Still, the film retains Deighton’s simmering bitterness at Britain’s class structure. Caine expresses this perfectly, delivering his lines with a patented sneer at the foibles of his superiors, especially his immediate bosses, Colonel Ross and Major Dalby, played by Guy Doleman and Nigel Green with an unbending hauteur that is as at once frostily formidable and shatteringly comic.

The film has its MacGuffin in a piece of audio tape labeled “Ipcress File” Palmer discovers in a seemingly abandoned garage. He is tasked with discovering what it means, and his investigation embroils him in a tangled plot leading to several formidable roadblocks. Such are the conventions of espionage thrillers. What distinguishes the film from others in its genre are director Sidney Furie’s compositions and editing, which are designed to show the audience what is hidden from Palmer.

We first encounter Palmer in a blurred point-of-view shot as he awakens and surveys his apartment, which he cannot see clearly until he puts his glasses on. From this moment on, Furie shoots scenes arranged more to occlude than to reveal. While Palmer talks to an untrustworthy superior, the latter almost closes an office door until we’re left with only a sliver of the film’s widescreen format through which to watch the encounter. The shot visually underscores that Palmer will only see a partial account of the mystery that is about to confront him. 

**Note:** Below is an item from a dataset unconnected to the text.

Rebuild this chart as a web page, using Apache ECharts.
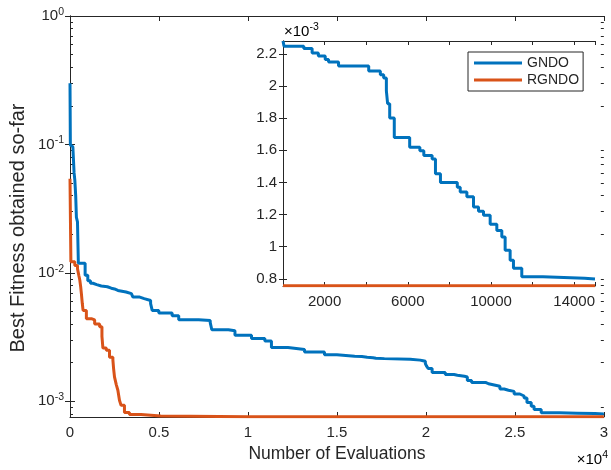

Furie shot other scenes through and around obstacles in the foreground, relegating essential action to the background. We watch through panes of a telephone booth across the street as Palmer fights a suspect. The film relentlessly employs sharply angled scenes so that everything seems about to slide off the screen. The effect suggests this world of espionage has lost its balance so severely that its characters cannot keep their footing.

While the film departs from the novel wildly at times, Furie’s visual choices perfectly render Deighton’s theme of generalized paranoia. Palmer must eventually confront his two superiors, though he’s unable to decide which is a patriot and which is a traitor. It’s a plot turn that illustrates the predicament of the little guy in a world in which official duplicity reigns. The reassurance provided by the happily ending Bond films has vacated the scene.